Now, five years later, the Trump Administration is arguing that the Obama-era ATF was wrong and that bump stocks are in violation of the Federal Firearms Act. The laws of physics have not changed over the past five years. Guns with bump stocks still require separate trigger pulls to fire multiple times. Neither has the Federal Firearms Act changed. The only thing that has changed is the Trump Administration’s interpretation of the law.

Jennifer Baker, a spokeswoman for the National Rifle Association, told the AP that the organization was “disappointed” by the ban. Baker said that the regulation “fails to address the thousands of law-abiding Americans” who bought the devices before the Trump Administration deemed them to be illegal and argued that current owners should be grandfathered in with an amnesty.
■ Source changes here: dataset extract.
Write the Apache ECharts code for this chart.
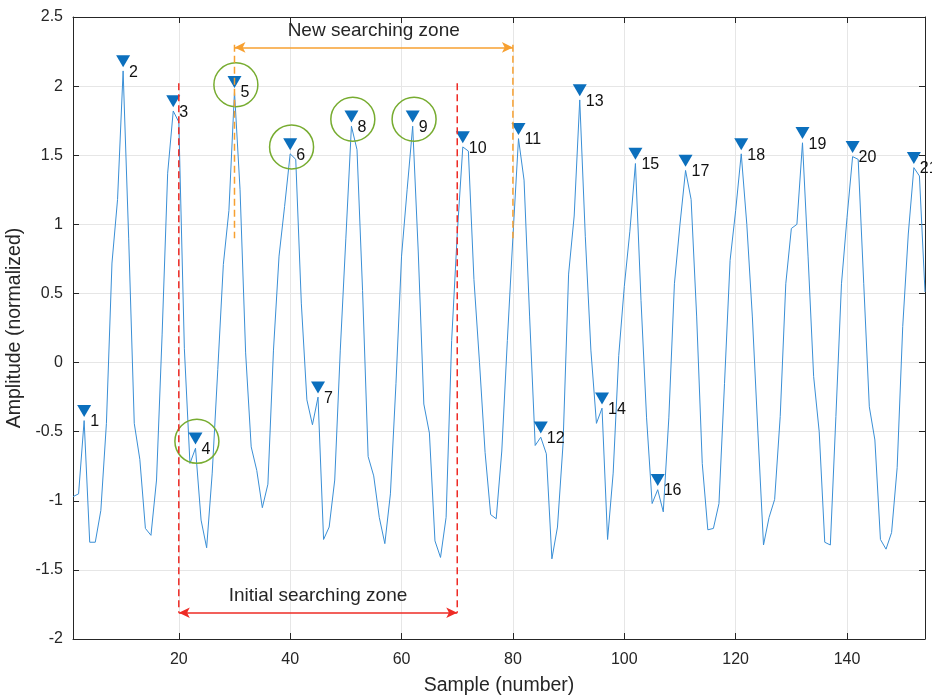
<!DOCTYPE html>
<html>
<head>
<meta charset="utf-8">
<title>Peak search zones</title>
<script src="https://cdn.jsdelivr.net/npm/echarts@6/dist/echarts.min.js"></script>
<style>
  html, body { margin: 0; padding: 0; background: #fff; }
  #chart { width: 932px; height: 696px; }
</style>
</head>
<body>
<div id="chart"></div>
<script>
// normalized amplitude, one value per sample (samples 1..154)
var amplitude = [
  -0.97, -0.95, -0.42, -1.30, -1.30, -1.07, -0.44, 0.72, 1.18, 2.11,
  0.90, -0.44, -0.70, -1.20, -1.25, -0.85, 0.20, 1.37, 1.82, 1.74,
  0.10, -0.73, -0.62, -1.14, -1.34, -0.80, -0.05, 0.71, 1.10, 1.96,
  1.25, 0.07, -0.61, -0.78, -1.05, -0.88, 0.09, 0.77, 1.13, 1.51,
  1.47, 0.43, -0.27, -0.45, -0.25, -1.28, -1.19, -0.85, 0.09, 0.90,
  1.71, 1.54, 0.52, -0.68, -0.82, -1.12, -1.31, -0.95, -0.15, 0.77,
  1.25, 1.71, 0.80, -0.30, -0.51, -1.29, -1.41, -1.12, 0.16, 0.93,
  1.56, 1.53, 0.60, 0.00, -0.65, -1.10, -1.13, -0.64, 0.16, 0.91,
  1.62, 1.32, 0.33, -0.60, -0.54, -0.66, -1.42, -1.19, -0.59, 0.64,
  1.06, 1.90, 0.91, 0.09, -0.44, -0.33, -1.28, -0.80, 0.05, 0.55,
  0.95, 1.44, 0.45, -0.40, -1.02, -0.92, -1.08, -0.40, 0.57, 1.00,
  1.39, 1.18, 0.33, -0.73, -1.21, -1.20, -1.02, -0.15, 0.74, 1.10,
  1.51, 1.00, 0.33, -0.51, -1.32, -1.12, -0.99, -0.39, 0.57, 0.97,
  1.00, 1.59, 0.77, -0.10, -0.50, -1.30, -1.32, -0.39, 0.57, 1.05,
  1.49, 1.47, 0.57, -0.32, -0.56, -1.28, -1.35, -1.23, -0.76, 0.26,
  0.93, 1.41, 1.35, 0.51
];
// sample number of each detected peak, labelled 1..21
var peakSamples = [3, 10, 19, 23, 30, 40, 45, 51, 62, 71, 81, 85, 92, 96, 102, 106, 111, 121, 132, 141, 152];
// peak labels that are circled in green
var circledPeaks = [4, 5, 6, 8, 9];

// searching zones: [from, to] sample, vertical extent, arrow level, caption level
var initialZone = [20, 70];
var initialZoneSpan = [-1.81, 2.02];
var initialArrowY = -1.81;
var initialCaptionY = -1.69;
var newZone = [30, 80];
var newZoneSpan = [0.9, 2.30];
var newArrowY = 2.28;
var newCaptionY = 2.40;

var xTicks = [20, 40, 60, 80, 100, 120, 140];

var font = 'Liberation Sans, Arial, Helvetica, sans-serif';
var axisColor = '#262626';
var gridColor = '#e6e6e6';
var lineColor = '#3a8fd6';
var markerColor = '#0b6fbd';
var red = '#ee2b25';
var orange = '#f7a030';
var green = '#77ac30';
var markerLift = 0.07;

var chart = echarts.init(document.getElementById('chart'));

function zoneSeries(zone, span, arrowY, color) {
  return zone.map(function (x, i) {
    var s = {
      type: 'line',
      data: [[x, span[1]], [x, span[0]]],
      symbol: 'none',
      lineStyle: { color: color, width: 1.5, type: [7, 4] },
      z: 5
    };
    if (i === 0) {
      s.markLine = {
        silent: true,
        symbol: ['arrow', 'arrow'],
        symbolSize: [8, 11],
        label: { show: false },
        lineStyle: { color: color, width: 1.5, type: 'solid' },
        data: [[{ coord: [zone[0], arrowY] }, { coord: [zone[1], arrowY] }]]
      };
    }
    return s;
  });
}

function caption(text, x, y) {
  return {
    type: 'scatter',
    symbolSize: 1,
    itemStyle: { color: 'rgba(0,0,0,0)', opacity: 1 },
    label: {
      show: true,
      position: 'inside',
      formatter: '{b}',
      fontSize: 19,
      fontFamily: font,
      color: '#262626'
    },
    data: [{ name: text, value: [x, y] }],
    z: 6
  };
}

var peakData = peakSamples.map(function (s, k) {
  return { name: String(k + 1), value: [s, amplitude[s - 1] + markerLift] };
});
var circleData = circledPeaks.map(function (p) {
  var s = peakSamples[p - 1];
  return [s + 0.25, amplitude[s - 1] + markerLift - 0.02];
});

var option = {
  animation: false,
  backgroundColor: '#fff',
  grid: { left: 73, right: 7, top: 17, bottom: 57, outerBoundsMode: 'none', containLabel: false },
  xAxis: [
    {
      type: 'value',
      min: 1,
      max: 154,
      position: 'bottom',
      name: 'Sample (number)',
      nameLocation: 'middle',
      nameGap: 37,
      nameTextStyle: { fontSize: 19.5, color: axisColor, fontFamily: font },
      axisLine: { show: true, onZero: false, lineStyle: { color: axisColor } },
      axisTick: { show: true, inside: true, length: 6, customValues: xTicks, lineStyle: { color: axisColor } },
      axisLabel: { customValues: xTicks, fontSize: 16, color: axisColor, margin: 13, fontFamily: font },
      splitLine: { show: true, lineStyle: { color: gridColor } }
    },
    {
      type: 'value',
      min: 1,
      max: 154,
      position: 'top',
      axisLine: { show: true, onZero: false, lineStyle: { color: axisColor } },
      axisTick: { show: true, inside: true, length: 6, customValues: xTicks, lineStyle: { color: axisColor } },
      axisLabel: { show: false, customValues: xTicks },
      splitLine: { show: false }
    }
  ],
  yAxis: [
    {
      type: 'value',
      min: -2,
      max: 2.5,
      interval: 0.5,
      name: 'Amplitude (normalized)',
      nameLocation: 'middle',
      nameGap: 38,
      nameTextStyle: { fontSize: 19.5, color: axisColor, fontFamily: font },
      axisLine: { show: true, onZero: false, lineStyle: { color: axisColor } },
      axisTick: { show: true, inside: true, length: 6, lineStyle: { color: axisColor } },
      axisLabel: { fontSize: 16, color: axisColor, margin: 10, fontFamily: font },
      splitLine: { show: true, lineStyle: { color: gridColor } }
    },
    {
      type: 'value',
      min: -2,
      max: 2.5,
      interval: 0.5,
      position: 'right',
      axisLine: { show: true, onZero: false, lineStyle: { color: axisColor } },
      axisTick: { show: true, inside: true, length: 6, lineStyle: { color: axisColor } },
      axisLabel: { show: false },
      splitLine: { show: false }
    }
  ],
  series: [
    {
      name: 'signal',
      type: 'line',
      data: amplitude.map(function (v, i) { return [i + 1, v]; }),
      symbol: 'none',
      lineStyle: { color: lineColor, width: 1 },
      z: 2
    },
    {
      name: 'peaks',
      type: 'scatter',
      data: peakData,
      symbol: 'path://M0,0 L10,0 L5,8.6 Z',
      symbolSize: [14, 12],
      itemStyle: { color: markerColor, opacity: 1 },
      label: {
        show: true,
        formatter: '{b}',
        position: [13, 17],
        align: 'left',
        verticalAlign: 'middle',
        fontSize: 16,
        fontFamily: font,
        color: '#111'
      },
      z: 4
    },
    {
      name: 'circled',
      type: 'scatter',
      data: circleData,
      symbol: 'circle',
      symbolSize: 44,
      itemStyle: { color: 'rgba(0,0,0,0)', borderColor: green, borderWidth: 1.5, opacity: 1 },
      z: 3
    }
  ]
    .concat(zoneSeries(initialZone, initialZoneSpan, initialArrowY, red))
    .concat(zoneSeries(newZone, newZoneSpan, newArrowY, orange))
    .concat([
      caption('Initial searching zone', (initialZone[0] + initialZone[1]) / 2, initialCaptionY),
      caption('New searching zone', (newZone[0] + newZone[1]) / 2, newCaptionY)
    ])
};

chart.setOption(option);
</script>
</body>
</html>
The Trump bump stock ban contains many of the worst aspects of liberal gun control plans and sets a dangerous precedent. First, the ban is arbitrary and will have little, if any, effect on public safety. The rationale for the ban, that no one really needs a bump stock, is the same rationale that many liberals use to advocate banning AR-15s and guns in general. Proponents say that bump stocks are a gun accessory and not protected by the Second Amendment, but the same argument could be made for many other items including scopes, reloading equipment, magazines, and ammunition.
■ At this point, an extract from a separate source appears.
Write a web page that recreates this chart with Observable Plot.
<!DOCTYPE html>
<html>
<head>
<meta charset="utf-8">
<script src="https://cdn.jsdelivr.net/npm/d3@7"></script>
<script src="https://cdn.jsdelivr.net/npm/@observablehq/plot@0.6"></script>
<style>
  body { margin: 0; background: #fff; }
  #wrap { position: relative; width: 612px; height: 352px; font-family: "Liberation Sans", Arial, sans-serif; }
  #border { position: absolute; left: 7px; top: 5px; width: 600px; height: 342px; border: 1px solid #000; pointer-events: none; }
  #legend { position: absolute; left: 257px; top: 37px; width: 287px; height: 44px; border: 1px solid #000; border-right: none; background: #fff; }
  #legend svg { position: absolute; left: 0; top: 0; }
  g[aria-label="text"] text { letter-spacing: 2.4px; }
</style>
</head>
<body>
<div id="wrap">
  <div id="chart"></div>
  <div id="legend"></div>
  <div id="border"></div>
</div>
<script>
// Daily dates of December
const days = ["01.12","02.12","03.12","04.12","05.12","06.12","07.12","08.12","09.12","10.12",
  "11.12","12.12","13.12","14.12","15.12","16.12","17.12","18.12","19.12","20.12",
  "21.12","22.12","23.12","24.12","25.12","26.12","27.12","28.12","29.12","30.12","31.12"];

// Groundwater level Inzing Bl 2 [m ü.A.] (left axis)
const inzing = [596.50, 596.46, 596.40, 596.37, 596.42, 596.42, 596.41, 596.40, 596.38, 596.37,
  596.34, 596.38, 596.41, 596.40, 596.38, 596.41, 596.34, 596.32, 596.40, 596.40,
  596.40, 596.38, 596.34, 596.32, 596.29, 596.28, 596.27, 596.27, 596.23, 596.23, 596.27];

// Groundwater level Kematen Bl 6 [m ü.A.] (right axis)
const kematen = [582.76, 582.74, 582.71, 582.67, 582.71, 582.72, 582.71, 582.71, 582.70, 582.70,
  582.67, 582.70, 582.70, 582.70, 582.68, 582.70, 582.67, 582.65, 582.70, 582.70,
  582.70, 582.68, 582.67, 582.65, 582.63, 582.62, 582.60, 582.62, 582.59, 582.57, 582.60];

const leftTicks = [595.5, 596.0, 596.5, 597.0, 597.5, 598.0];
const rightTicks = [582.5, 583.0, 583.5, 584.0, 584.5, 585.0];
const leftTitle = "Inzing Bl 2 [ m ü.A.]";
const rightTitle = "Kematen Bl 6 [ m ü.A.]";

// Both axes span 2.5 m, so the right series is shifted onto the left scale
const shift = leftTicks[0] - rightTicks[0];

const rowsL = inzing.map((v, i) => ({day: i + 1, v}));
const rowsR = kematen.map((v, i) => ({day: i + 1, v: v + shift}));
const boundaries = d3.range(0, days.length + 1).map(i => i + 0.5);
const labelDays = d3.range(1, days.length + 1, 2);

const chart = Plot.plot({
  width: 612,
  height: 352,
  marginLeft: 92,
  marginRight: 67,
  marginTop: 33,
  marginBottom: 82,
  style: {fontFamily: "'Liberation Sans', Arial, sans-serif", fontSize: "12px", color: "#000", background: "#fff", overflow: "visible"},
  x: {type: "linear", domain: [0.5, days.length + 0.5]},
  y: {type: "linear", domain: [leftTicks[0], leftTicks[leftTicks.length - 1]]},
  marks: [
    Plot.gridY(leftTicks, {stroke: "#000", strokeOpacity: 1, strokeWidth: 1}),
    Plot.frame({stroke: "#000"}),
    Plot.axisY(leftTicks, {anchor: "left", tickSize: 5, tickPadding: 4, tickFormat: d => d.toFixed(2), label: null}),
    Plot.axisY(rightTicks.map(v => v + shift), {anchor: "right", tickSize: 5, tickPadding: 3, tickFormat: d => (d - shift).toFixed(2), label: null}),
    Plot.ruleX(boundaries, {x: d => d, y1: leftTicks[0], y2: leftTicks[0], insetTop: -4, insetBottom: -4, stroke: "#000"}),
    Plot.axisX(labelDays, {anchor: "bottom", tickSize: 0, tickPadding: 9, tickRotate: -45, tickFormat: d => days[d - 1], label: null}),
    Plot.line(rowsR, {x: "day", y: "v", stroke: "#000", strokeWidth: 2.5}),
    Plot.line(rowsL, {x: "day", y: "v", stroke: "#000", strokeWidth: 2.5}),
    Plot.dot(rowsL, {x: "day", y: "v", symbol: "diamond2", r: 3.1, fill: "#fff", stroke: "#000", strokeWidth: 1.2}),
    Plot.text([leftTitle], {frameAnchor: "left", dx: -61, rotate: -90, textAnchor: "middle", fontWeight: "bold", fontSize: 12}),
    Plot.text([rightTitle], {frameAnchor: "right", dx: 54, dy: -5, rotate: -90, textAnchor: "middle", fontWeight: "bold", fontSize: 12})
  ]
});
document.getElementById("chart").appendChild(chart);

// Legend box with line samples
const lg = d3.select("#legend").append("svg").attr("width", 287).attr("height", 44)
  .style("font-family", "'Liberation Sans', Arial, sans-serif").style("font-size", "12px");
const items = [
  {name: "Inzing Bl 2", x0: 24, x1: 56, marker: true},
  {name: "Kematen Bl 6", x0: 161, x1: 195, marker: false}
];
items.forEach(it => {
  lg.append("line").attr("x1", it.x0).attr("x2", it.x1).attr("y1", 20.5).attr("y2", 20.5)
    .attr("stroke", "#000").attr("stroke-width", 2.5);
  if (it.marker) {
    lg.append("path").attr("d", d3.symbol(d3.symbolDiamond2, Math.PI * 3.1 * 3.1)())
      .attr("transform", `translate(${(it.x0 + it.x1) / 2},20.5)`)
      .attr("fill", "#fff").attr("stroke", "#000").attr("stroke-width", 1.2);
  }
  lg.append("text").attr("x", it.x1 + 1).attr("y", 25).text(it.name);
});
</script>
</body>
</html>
More disturbing is that the Trump Administration is bypassing Congress to invoke the ban in violation of the Federal Firearms Act. Current law defines a “machine gun” as “any weapon which shoots, is designed to shoot, or can be readily restored to shoot, automatically more than one shot without manual reloading, by a single function of the trigger.” However, as the ATF pointed out in 2013, that does not describe a bump stock’s operation. Reading the law to mean something that it does not say is usually strongly criticized by conservatives.

The new regulation goes further in restricting the Second Amendment than anything successfully enacted by Barack Obama, who was notoriously anti-gun. The Republican Congress killed Obama’s proposed gun restrictions limiting the former president to issuing a series of Executive Orders that fell short of banning any weapon or accessory.

President Trump’s bump stock ban is a blueprint that future anti-gun Democrat presidents can use to bypass Congress and further restrict the Second Amendment. In addition to being an anti-gun measure, the move is a flagrant abuse of executive authority.


There is no word on whether the NRA will endorse President Trump for reelection.